Take Twitter. People who use Twitter as a news source value immediacy so much, they’re willing to deal with the occasional rumor of a dirty bomb in Grand Central Station so they can be the first to learn of an earthquake or the collapse of a pop superstar.
Blogging, as a means of journalism, shares these values, too. Bloggers write quickly, posting what they know and correcting and revising as they go. Their posts are minimally produced; the presentations are minimalist. And bloggers are accessible and responsive to their readers.
Yet the Web has also enabled a new form of high-end storytelling: multimedia and interactive graphics that convey information in interesting, non-narrative ways.
Already we see two versions of what kind of content will work on the iPad: the now and the imagined.
Many believe that the iPad will foster rich, deep media consumption. That’s why there are so many demos of iPad magazines. It’s easy to see why magazine editors are so excited about the iPad. These are people who spend weeks and months perfecting their stories and designing them into a discreet package. The iPad appears to cater to their values. That’s the now.
Felix Salmon and Jason Fry contend that these iPad demos don’t push the boundaries of what the device can do. The current approaches look to them too much like the walled garden approach that failed to take advantage of the interconnected nature of the Web. “The whole ethos is a magazine-like one of a closed system with lots of control — the exact opposite, really, of the Internet, which is an open system where it’s very hard indeed to control the user experience,” Salmon wrote.
When I ask people to imagine how the device will change how we do journalism, they talk about its immersive potential, its platform for rich multimedia, its ability to deliver information based on where it is in the world.
Graphic designer Joe Zeff told me he thinks the iPad is “one of the most incredible storytelling devices ever made.” He suggested that it could be used as a “frameless window” that will raise interactive storytelling to a new level.
In a recent blog post, Zeff suggests that newspaper publishers should approach the iPad based on what it can and can’t do compared to the Web and mobile phones. Because the device won’t be online all the time, don’t promise immediacy, or you’ll disappoint people when they open your app to find old “breaking news.” The device will showcase good design, so you should too. Think about how people will interact with the device — touching it, moving it around.
I agree that the iPad could spur journalism that runs counter to the “good enough” movement — single-tasking, immersive journalism, compared to the wide-open, short-attention-span nature of Web surfing, where one minute you’re reading a story on the real estate market, and the next you’re browsing a slide show of mansions of the rich and famous.
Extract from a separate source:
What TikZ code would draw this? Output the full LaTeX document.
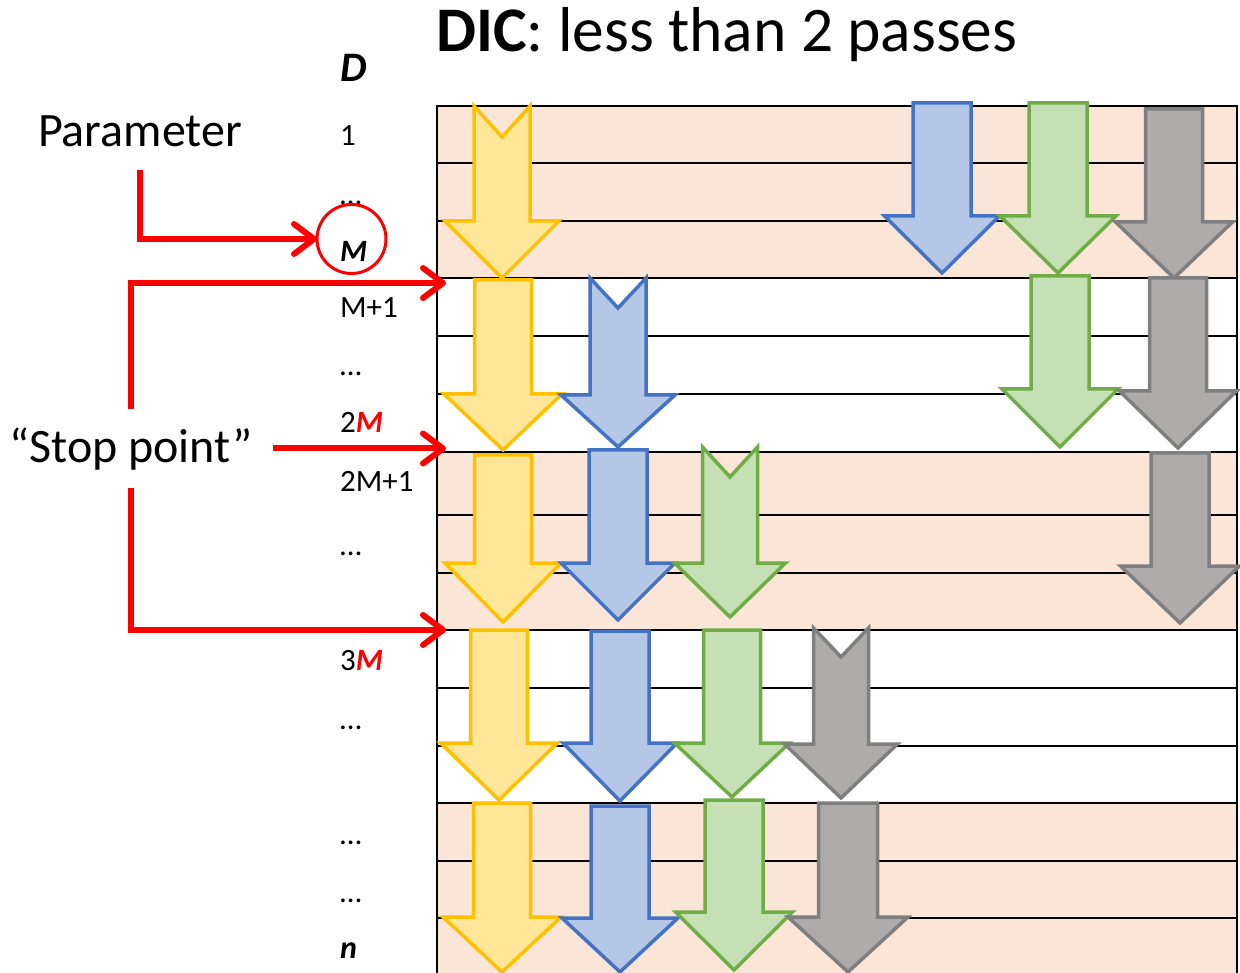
\documentclass[tikz,border=0pt]{standalone}
\usepackage{fontspec}
\setmainfont{Carlito}
\usetikzlibrary{arrows.meta}
\definecolor{peach}{HTML}{FBE5D6}
\definecolor{yfill}{HTML}{FFE699}
\definecolor{yline}{HTML}{FFC000}
\definecolor{bfill}{HTML}{B4C7E7}
\definecolor{bline}{HTML}{4472C4}
\definecolor{gfill}{HTML}{C5E0B4}
\definecolor{gline}{HTML}{70AD47}
\definecolor{kfill}{HTML}{AFABAB}
\definecolor{kline}{HTML}{7F7F7F}
\definecolor{pred}{HTML}{FF0000}
% cx, top, headY, tip, shaft half-width, head half-width, notch depth, style
\newcommand{\dnarrow}[8]{%
  \draw[#8] (#1-#5,#2) -- (#1,#2+#7) -- (#1+#5,#2) -- (#1+#5,#3) -- (#1+#6,#3)
    -- (#1,#4) -- (#1-#6,#3) -- (#1-#5,#3) -- cycle;}
\begin{document}
\begin{tikzpicture}[x=1pt,y=-1pt,
  tline/.style={draw=black,line width=2.5pt},
  yarr/.style={fill=yfill,draw=yline,line width=3.5pt,line join=miter},
  barr/.style={fill=bfill,draw=bline,line width=3.5pt,line join=miter},
  garr/.style={fill=gfill,draw=gline,line width=3.5pt,line join=miter},
  karr/.style={fill=kfill,draw=kline,line width=3.5pt,line join=miter},
  lab/.style={anchor=base west,inner sep=0pt,font=\fontsize{31}{37}\selectfont},
  redarrow/.style={draw=pred,line width=6pt,-{Straight Barb[length=20pt,width=30pt,round]}},
  bigtext/.style={font=\fontsize{48}{57}\selectfont}]
\useasboundingbox (0,0) rectangle (1240,973);
% table shading
\fill[peach] (437,106) rectangle (1237,278);
\fill[peach] (437,452) rectangle (1237,630);
\fill[peach] (437,803) rectangle (1237,973);
% table lines
\foreach \yy in {106,163,221,278,336,394,452,515,573,630,688,746,803,861,918}
  \draw[tline] (437,\yy) -- (1237,\yy);
\draw[tline] (437,105) -- (437,973);
\draw[tline] (1237,105) -- (1237,973);
% yellow arrows
\dnarrow{502}{106}{221}{278}{28}{57}{31}{yarr}
\dnarrow{503}{280}{394}{450}{28.5}{59}{0}{yarr}
\dnarrow{503}{455}{563}{622}{28.5}{58}{0}{yarr}
\dnarrow{499}{630}{743}{800}{28.5}{58.5}{0}{yarr}
\dnarrow{502}{803}{917}{972}{28.5}{59}{0}{yarr}
% blue arrows
\dnarrow{942}{103}{216}{273}{29}{57.5}{0}{barr}
\dnarrow{618}{278}{395}{447}{28}{57}{30}{barr}
\dnarrow{618}{450}{563}{620}{29}{57}{0}{barr}
\dnarrow{620}{631}{743}{801}{29}{57}{0}{barr}
\dnarrow{620}{806}{918}{972}{29}{58}{0}{barr}
% green arrows
\dnarrow{1058}{103}{216}{273}{29}{58}{0}{garr}
\dnarrow{1060}{276}{389}{447}{29}{58}{0}{garr}
\dnarrow{730}{447}{563}{617}{27.5}{55.5}{30}{garr}
\dnarrow{732}{630}{743}{797}{28.5}{57.5}{0}{garr}
\dnarrow{734}{800}{912}{970}{29}{58.5}{0}{garr}
% gray arrows
\dnarrow{1174}{109}{222}{278}{28.5}{58.5}{0}{karr}
\dnarrow{1178}{278}{391}{448}{28.5}{58.5}{0}{karr}
\dnarrow{1180}{453}{566}{623}{29}{59.5}{0}{karr}
\dnarrow{841}{628}{744}{798}{27.5}{56.5}{29}{karr}
\dnarrow{848}{803}{917}{972}{29.5}{60}{0}{karr}
% title
\node[anchor=base west,inner sep=0pt,font=\fontsize{63.5}{76}\selectfont] (title) at (436,52)
  {\textbf{DIC}: less than 2 passes};
% column labels
\node[lab,font=\fontsize{42}{50}\selectfont] (lD) at (340,82) {\textbf{\textit{D}}};
\node[lab] (l1) at (340,146) {1};
\node[lab] (ldA) at (340,205) {…};
\node[lab] (lM) at (340,262) {\textbf{\textit{M}}};
\node[lab] (lM1) at (340,318) {M+1};
\node[lab] (ldB) at (340,376) {…};
\node[lab] (l2M) at (340,433) {2\textcolor{pred}{\textbf{\textit{M}}}};
\node[lab] (l2M1) at (340,491) {2M+1};
\node[lab] (ldC) at (340,555) {…};
\node[lab] (l3M) at (340,670) {3\textcolor{pred}{\textbf{\textit{M}}}};
\node[lab] (ldD) at (340,729) {…};
\node[lab] (ldE) at (340,844) {…};
\node[lab] (ldF) at (340,902) {…};
\node[lab,font=\fontsize{32}{38}\selectfont] (ln) at (340,958) {\textbf{\textit{n}}};
% red circle around M
\node[draw=pred,line width=3pt,circle,minimum size=69pt,inner sep=0pt,outer sep=0pt] (mcirc) at (351.5,239) {};
% left texts
\node[bigtext,anchor=base,inner xsep=0pt,inner ysep=23pt,text depth=0pt] (param) at (140,147) {Parameter};
\node[bigtext,anchor=base,inner xsep=20pt,inner ysep=24pt,text height=30pt,text depth=1pt] (stop) at (131,463) {“Stop point”};
% stop targets at table edge
\coordinate (s1) at (446,283);
\coordinate (s2) at (446,448.5);
\coordinate (s3) at (446,630);
% red connectors
\draw[redarrow] (param.south) |- (mcirc.west);
\draw[redarrow] (stop.north) |- (s1);
\draw[redarrow] (stop.east) -- (s2);
\draw[redarrow] (stop.south) |- (s3);
\end{tikzpicture}
\end{document}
But the types of news consumers who will want that journalism are in the minority. One of the hard-to-swallow truths revealed by the Web is that many people who used to buy newspapers aren’t particularly interested in news. Joel Kramer at MinnPost has said he believes one in six people are in the market for serious news.
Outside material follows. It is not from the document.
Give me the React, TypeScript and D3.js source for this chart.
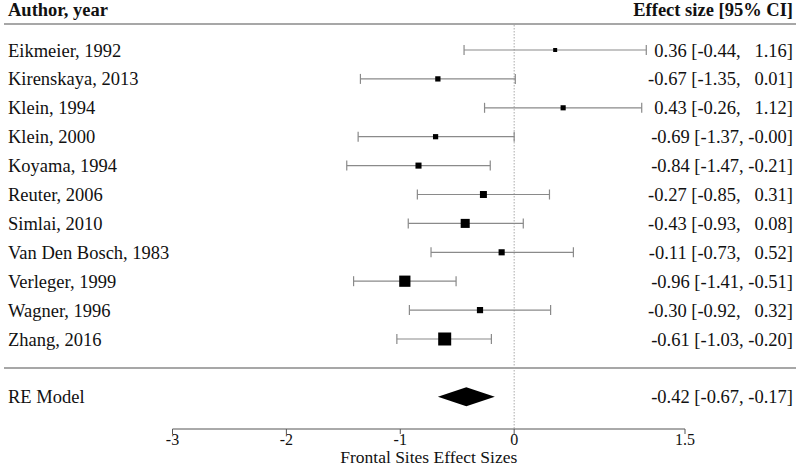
import React from "react";
import * as d3 from "d3";

const studies = [
  "Eikmeier, 1992",
  "Kirenskaya, 2013",
  "Klein, 1994",
  "Klein, 2000",
  "Koyama, 1994",
  "Reuter, 2006",
  "Simlai, 2010",
  "Van Den Bosch, 1983",
  "Verleger, 1999",
  "Wagner, 1996",
  "Zhang, 2016",
];
const estimates = [0.36, -0.67, 0.43, -0.69, -0.84, -0.27, -0.43, -0.11, -0.96, -0.3, -0.61];
const ciLower = [-0.44, -1.35, -0.26, -1.37, -1.47, -0.85, -0.93, -0.73, -1.41, -0.92, -1.03];
const ciUpper = [1.16, 0.01, 1.12, -0.0, -0.21, 0.31, 0.08, 0.52, -0.51, 0.32, -0.2];
const weights = [4.7, 6.5, 6.3, 6.4, 7.6, 8.9, 11.8, 7.7, 14.9, 7.8, 17.4];

const reLabel = "RE Model";
const reEstimate = -0.42;
const reLower = -0.67;
const reUpper = -0.17;

const xTicks = [-3, -2, -1, 0, 1.5];
const xLabel = "Frontal Sites Effect Sizes";
const headerLeft = "Author, year";
const headerRight = "Effect size [95% CI]";

const W = 800;
const H = 468;
const FONT = "Liberation Serif, Times New Roman, Times, serif";

function fmt(v: number) {
  const s = Math.abs(v).toFixed(2);
  return v < 0 || Object.is(v, -0) ? "-" + s : s;
}
function fmtCI(est: number, lo: number, hi: number) {
  const pad = (v: number) => (v < 0 || Object.is(v, -0) ? fmt(v) : "\u00a0\u00a0" + fmt(v));
  return `${fmt(est)} [${pad(lo)}, ${pad(hi)}]`;
}

export default function App() {
  const x = d3.scaleLinear().domain([-3, 1.5]).range([172.5, 685]);
  const k = studies.length;
  const y = d3.scaleLinear().domain([k, -1]).range([50, 396.8]);
  const size = d3
    .scaleLinear()
    .domain([d3.min(weights) as number, d3.max(weights) as number])
    .range([4, 13]);

  const lineGray = "#8a8a8a";
  const txt = "#111";
  const fs = 18.5;
  const tStyle = { fontFamily: FONT, fontSize: fs, whiteSpace: "pre" } as React.CSSProperties;

  return (
    <svg
      width={W}
      height={H}
      style={{ position: "absolute", left: 0, top: 0, background: "#fff", fontFamily: FONT }}
    >
      {/* header */}
      <text x={8} y={16} style={{ ...tStyle, fontWeight: "bold" }} fill={txt}>
        {headerLeft}
      </text>
      <text x={793} y={16} style={{ ...tStyle, fontWeight: "bold" }} fill={txt} textAnchor="end">
        {headerRight}
      </text>
      <line x1={4} x2={796} y1={24} y2={24} stroke={lineGray} strokeWidth={1.5} />
      <line x1={4} x2={796} y1={y(0)} y2={y(0)} stroke={lineGray} strokeWidth={1.5} />

      {/* reference line */}
      <line
        x1={x(0)}
        x2={x(0)}
        y1={25}
        y2={429}
        stroke="#aaa"
        strokeWidth={1}
        strokeDasharray="1.5,1.5"
      />

      {studies.map((s, i) => {
        const row = k - i;
        const cy = y(row);
        const sz = size(weights[i]);
        return (
          <g key={s}>
            <text x={8} y={cy + 6.5} style={tStyle} fill={txt}>
              {s}
            </text>
            <line x1={x(ciLower[i])} x2={x(ciUpper[i])} y1={cy} y2={cy} stroke={lineGray} strokeWidth={1.2} />
            <line x1={x(ciLower[i])} x2={x(ciLower[i])} y1={cy - 5} y2={cy + 5} stroke={lineGray} strokeWidth={1.2} />
            <line x1={x(ciUpper[i])} x2={x(ciUpper[i])} y1={cy - 5} y2={cy + 5} stroke={lineGray} strokeWidth={1.2} />
            <rect x={x(estimates[i]) - sz / 2} y={cy - sz / 2} width={sz} height={sz} fill="#000" />
            <text x={793} y={cy + 6.5} style={tStyle} fill={txt} textAnchor="end">
              {fmtCI(estimates[i], ciLower[i], ciUpper[i])}
            </text>
          </g>
        );
      })}

      {/* RE model */}
      <text x={8} y={y(-1) + 6.5} style={tStyle} fill={txt}>
        {reLabel}
      </text>
      <polygon
        points={[
          [x(reLower), y(-1)],
          [x(reEstimate), y(-1) - 9.5],
          [x(reUpper), y(-1)],
          [x(reEstimate), y(-1) + 9.5],
        ]
          .map((p) => p.join(","))
          .join(" ")}
        fill="#000"
      />
      <text x={793} y={y(-1) + 6.5} style={tStyle} fill={txt} textAnchor="end">
        {fmtCI(reEstimate, reLower, reUpper)}
      </text>

      {/* axis */}
      <line x1={x(-3)} x2={x(1.5)} y1={429} y2={429} stroke="#555" strokeWidth={1} />
      {xTicks.map((t) => (
        <g key={t}>
          <line x1={x(t)} x2={x(t)} y1={429} y2={434} stroke="#555" strokeWidth={1} />
          <text x={x(t)} y={445} style={{ ...tStyle, fontSize: 16 }} fill={txt} textAnchor="middle">
            {t < 0 ? "-" + Math.abs(t) : String(t)}
          </text>
        </g>
      ))}
      <text x={(x(-3) + x(1.5)) / 2} y={463} style={{ ...tStyle, fontSize: 17.5 }} fill={txt} textAnchor="middle">
        {xLabel}
      </text>
    </svg>
  );
}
The person who scans aggregated headlines and blurbs without ever clicking on a link is not likely to buy your app that breaks down, in great detail and with stunning graphics, the new health care law. And the person who does buy that app may already subscribe to the Sunday paper. So rather than reach a new audience on the iPad, you may end up moving your existing audience to another platform.
People say they’ll use the iPad to read books, magazines and newspapers, to browse the Web, to send e-mail, watch videos … maybe we should ask them what they don’t think they’ll use it for.
But we won’t know how people will really use it until well after April 3. Maybe April 3, 2011. That’s when I expect to walk into Starbucks and see two strangers side by side, one using the second-generation iPad to view/read a history of the neighborhood as he moves the tablet around the room, and the other one skimming Newser.